Take the dough from the bowl and pass it back and forth between your hands for about four minutes, “bouncing it up and down and folding it back into a ball, until the dough begins to tighten.” I would stretch it slightly between my hands, attempt to fold it into a little packet in the air, and then bounce it up and down a little before starting over again. At four minutes it seems to be offering a little more resistance and spring, which means it’s time to plop it into a big buttered bowl. Then you cover the bowl with plastic wrap and allow two hours at room temperature for rising.

The dough is supposed to double, but I can never tell, so I just go by time. After two hours, give the dough a few folds: slip your hand underneath and pull the side over the middle three or four times. Re-cover with plastic wrap and refrigerate overnight (or for at least six hours).

In the morning, the dough will be shockingly hard—all that butter! Pry it from the bowl and roll it out anyway. Muscle it into an eighteen by eight inch rectangle about half an inch thick. Spread a cup of apple butter evenly over the dough, leaving an inch of dough exposed along the top edge. Then roll the dough from the bottom into a log; when you get to the top, press the top edge gently to the outside of the roll to seal. If you have trouble getting the roll started, it sometimes helps to wiggle a bench scraper under the bottom edge. Wrap the log tightly in plastic wrap and freeze until it is firm enough to cut—at least one hour but up to a week.

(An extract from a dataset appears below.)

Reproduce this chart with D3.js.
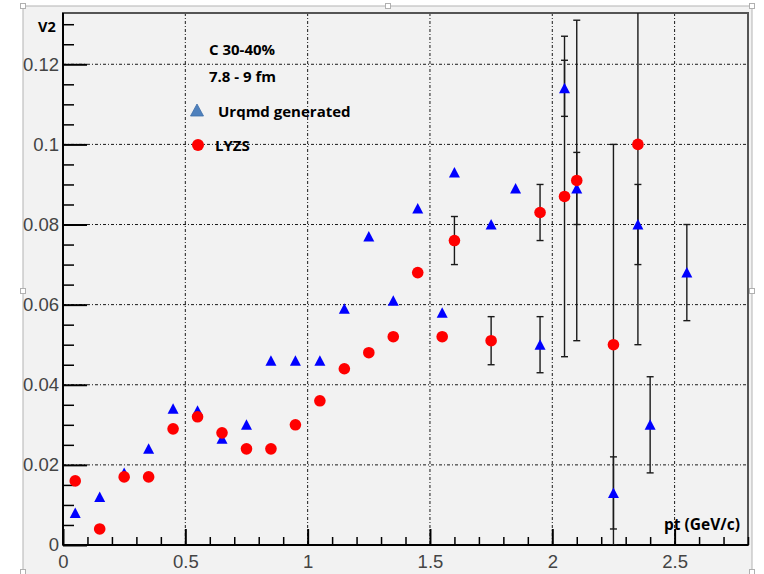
<!DOCTYPE html>
<html>
<head>
<meta charset="utf-8">
<script src="https://cdn.jsdelivr.net/npm/d3@7/dist/d3.min.js"></script>
<style>
  html, body { margin: 0; padding: 0; background: #ffffff; }
  svg { display: block; }
</style>
</head>
<body>
<svg id="chart" width="764" height="574"></svg>
<script>
// Urqmd generated v2 vs pt
const ptUrqmd  = [0.05, 0.15, 0.25, 0.35, 0.45, 0.55, 0.65, 0.75, 0.85, 0.95, 1.05, 1.15, 1.25, 1.35, 1.45, 1.55, 1.6, 1.75, 1.85, 1.95, 2.05, 2.1, 2.25, 2.35, 2.4, 2.55];
const v2Urqmd  = [0.008, 0.012, 0.018, 0.024, 0.034, 0.0335, 0.0265, 0.030, 0.046, 0.046, 0.046, 0.059, 0.077, 0.061, 0.084, 0.058, 0.093, 0.080, 0.089, 0.050, 0.114, 0.089, 0.013, 0.080, 0.030, 0.068];
const errUrqmd = [0, 0, 0, 0, 0, 0, 0, 0, 0, 0, 0, 0, 0, 0, 0, 0, 0, 0, 0, 0.007, 0.007, 0.009, 0.009, 0.010, 0.012, 0.012];

// LYZS v2 vs pt
const ptLyzs  = [0.05, 0.15, 0.25, 0.35, 0.45, 0.55, 0.65, 0.75, 0.85, 0.95, 1.05, 1.15, 1.25, 1.35, 1.45, 1.55, 1.6, 1.75, 1.95, 2.05, 2.1, 2.25, 2.35];
const v2Lyzs  = [0.016, 0.004, 0.017, 0.017, 0.029, 0.032, 0.028, 0.024, 0.024, 0.030, 0.036, 0.044, 0.048, 0.052, 0.068, 0.052, 0.076, 0.051, 0.083, 0.087, 0.091, 0.050, 0.100];
const errLyzs = [0, 0, 0, 0, 0, 0, 0, 0, 0, 0, 0, 0, 0, 0, 0, 0, 0.006, 0.006, 0.007, 0.040, 0.040, 0.050, 0.050];

// Axis ticks
const xMajorTicks = [0, 0.5, 1, 1.5, 2, 2.5];
const xTickLabels = ["0", "0.5", "1", "1.5", "2", "2.5"];
const yMajorTicks = [0, 0.02, 0.04, 0.06, 0.08, 0.1, 0.12];
const yTickLabels = ["0", "0.02", "0.04", "0.06", "0.08", "0.1", "0.12"];

// Annotation text
const headerLines = ["C 30-40%", "7.8 - 9 fm"];
const legendLabels = ["Urqmd generated", "LYZS"];
const yAxisTitle = "V2";
const xAxisTitle = "pt (GeV/c)";

const svg = d3.select("#chart");
const W = 764, H = 574;
const margin = { left: 63, top: 13, right: 16, bottom: 29 };
const iw = W - margin.left - margin.right;   // 685
const ih = H - margin.top - margin.bottom;   // 532

const x = d3.scaleLinear().domain([0, 2.8]).range([0, iw]);
const y = d3.scaleLinear().domain([0, 0.1328]).range([ih, 0]);

// Canvas background with light border
svg.append("rect").attr("x", 23).attr("y", 6).attr("width", 729).attr("height", 580)
  .attr("fill", "#f2f2f2").attr("stroke", "#b4b4b4").attr("stroke-width", 1);

// Small square handles on the canvas border
const handles = [[23, 6], [388, 6], [752, 6], [23, 291], [752, 291], [23, 572], [752, 572]];
svg.append("g").selectAll("rect").data(handles).join("rect")
  .attr("x", d => d[0] - 2.5).attr("y", d => d[1] - 2.5)
  .attr("width", 5).attr("height", 5)
  .attr("fill", "#ffffff").attr("stroke", "#b0b0b0").attr("stroke-width", 1);

const g = svg.append("g").attr("transform", `translate(${margin.left},${margin.top})`);

svg.append("defs").append("clipPath").attr("id", "plotClip")
  .append("rect").attr("x", 0).attr("y", 0).attr("width", iw).attr("height", ih);

// Plot area
g.append("rect").attr("width", iw).attr("height", ih).attr("fill", "#f2f2f2");

// Grid
const gridDash = "3,2,1,2";
g.append("g").selectAll("line").data(yMajorTicks.filter(v => v > 0)).join("line")
  .attr("x1", 0).attr("x2", iw).attr("y1", d => y(d)).attr("y2", d => y(d))
  .attr("stroke", "#1a1a1a").attr("stroke-width", 1).attr("stroke-dasharray", gridDash);
g.append("g").selectAll("line").data(xMajorTicks.filter(v => v > 0)).join("line")
  .attr("y1", 0).attr("y2", ih).attr("x1", d => x(d)).attr("x2", d => x(d))
  .attr("stroke", "#1a1a1a").attr("stroke-width", 1).attr("stroke-dasharray", gridDash);

// Frame
g.append("rect").attr("width", iw).attr("height", ih).attr("fill", "none")
  .attr("stroke", "#555555").attr("stroke-width", 2);

// Minor ticks
const yMinor = d3.range(0, 0.1326, 0.005).filter(v => yMajorTicks.every(m => Math.abs(m - v) > 1e-6));
const xMinor = d3.range(0, 2.801, 0.1).filter(v => xMajorTicks.every(m => Math.abs(m - v) > 1e-6));

const yMinorAxis = g.append("g")
  .call(d3.axisLeft(y).tickValues(yMinor).tickSize(-11).tickFormat(""));
const xMinorAxis = g.append("g").attr("transform", `translate(0,${ih})`)
  .call(d3.axisBottom(x).tickValues(xMinor).tickSize(-8).tickFormat(""));
[yMinorAxis, xMinorAxis].forEach(a => {
  a.select(".domain").remove();
  a.selectAll(".tick line").attr("stroke", "#000").attr("stroke-width", 1.5);
});

// Major ticks and labels
const yAxis = g.append("g")
  .call(d3.axisLeft(y).tickValues(yMajorTicks).tickSize(-24).tickPadding(4)
    .tickFormat((d, i) => yTickLabels[i]));
const xAxis = g.append("g").attr("transform", `translate(0,${ih})`)
  .call(d3.axisBottom(x).tickValues(xMajorTicks).tickSize(-16).tickPadding(6)
    .tickFormat((d, i) => xTickLabels[i]));
[yAxis, xAxis].forEach(a => {
  a.select(".domain").remove();
  a.selectAll(".tick line").attr("stroke", "#000").attr("stroke-width", 2);
  a.selectAll(".tick text")
    .attr("font-family", "'Liberation Sans', Arial, sans-serif")
    .attr("font-size", 18.5).attr("fill", "#444");
});
xAxis.selectAll(".tick text").attr("dy", "0.71em").attr("y", 10);

// Axis lines
g.append("line").attr("x1", 0).attr("x2", 0).attr("y1", 0).attr("y2", ih)
  .attr("stroke", "#000").attr("stroke-width", 2);
g.append("line").attr("x1", 0).attr("x2", iw).attr("y1", ih).attr("y2", ih)
  .attr("stroke", "#000").attr("stroke-width", 2);

// Error bars
const plot = g.append("g").attr("clip-path", "url(#plotClip)");
function errorBars(pts, vals, errs) {
  const data = pts.map((p, i) => ({ p, v: vals[i], e: errs[i] })).filter(d => d.e > 0);
  const eg = plot.append("g").attr("stroke", "#1a1a1a").attr("stroke-width", 1.4);
  data.forEach(d => {
    const cx = x(d.p), y1 = y(d.v + d.e), y2 = y(d.v - d.e);
    eg.append("line").attr("x1", cx).attr("x2", cx).attr("y1", y1).attr("y2", y2);
    eg.append("line").attr("x1", cx - 3.5).attr("x2", cx + 3.5).attr("y1", y1).attr("y2", y1);
    eg.append("line").attr("x1", cx - 3.5).attr("x2", cx + 3.5).attr("y1", y2).attr("y2", y2);
  });
}
errorBars(ptUrqmd, v2Urqmd, errUrqmd);
errorBars(ptLyzs, v2Lyzs, errLyzs);

// Markers
const tri = "M-5.5,5 L5.5,5 L0,-5.5 Z";
plot.append("g").selectAll("path").data(ptUrqmd.map((p, i) => [p, v2Urqmd[i]])).join("path")
  .attr("d", tri)
  .attr("transform", d => `translate(${x(d[0])},${y(d[1])})`)
  .attr("fill", "#0000ff");
plot.append("g").selectAll("circle").data(ptLyzs.map((p, i) => [p, v2Lyzs[i]])).join("circle")
  .attr("cx", d => x(d[0])).attr("cy", d => y(d[1])).attr("r", 5.8)
  .attr("fill", "#ff0000");

// Axis titles
const boldFont = "'Open Sans', Lato, sans-serif";
svg.append("text").attr("x", 38).attr("y", 32).text(yAxisTitle)
  .attr("font-family", boldFont).attr("font-weight", 700).attr("font-size", 14.5).attr("fill", "#000");
svg.append("text").attr("x", 664).attr("y", 530).text(xAxisTitle)
  .attr("font-family", boldFont).attr("font-weight", 700).attr("font-size", 15.5).attr("fill", "#000");

// Header text
svg.append("text").attr("x", 209).attr("y", 55).text(headerLines[0])
  .attr("font-family", boldFont).attr("font-weight", 700).attr("font-size", 15).attr("fill", "#000");
svg.append("text").attr("x", 209).attr("y", 82).text(headerLines[1])
  .attr("font-family", boldFont).attr("font-weight", 700).attr("font-size", 15).attr("fill", "#000");

// Legend
svg.append("path").attr("d", "M-6.5,6 L6.5,6 L0,-6 Z")
  .attr("transform", "translate(197,110)")
  .attr("fill", "#4f81bd").attr("stroke", "#3e6fa8").attr("stroke-width", 0.8);
svg.append("text").attr("x", 218).attr("y", 117).text(legendLabels[0])
  .attr("font-family", boldFont).attr("font-weight", 700).attr("font-size", 15).attr("fill", "#000");
svg.append("circle").attr("cx", 198).attr("cy", 145).attr("r", 6).attr("fill", "#ff0000");
svg.append("text").attr("x", 215).attr("y", 151).text(legendLabels[1])
  .attr("font-family", boldFont).attr("font-weight", 700).attr("font-size", 15).attr("fill", "#000");
</script>
</body>
</html>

About an hour before you plan to bake, slice the frozen log into twelve equal pieces. I like to use a serrated knife. (For me, this is the frustrating and difficult part of making sweet rolls. The good news is that no matter how much each roll seems to come undone or leak filling, you just smush them back together and they always turn out fine.) Put the twelve rolls, spiral-side up, into a standard twelve-cup muffin tin. Cover with plastic wrap and let rise in a warm place for about an hour.

Remove the plastic wrap and bake the rolls in a 375 degree oven for half an hour, until they are truly golden brown on top. If they still look pale or blond, leave them in until they darken. When they come out of the oven, turn them onto a rack (or, if you, like me, or lazy, leave them in the tin). While they cool just a bit, whisk together a quarter cup of cream and a half cup of confectioners’ sugar. Drizzle the warm rolls with icing and eat.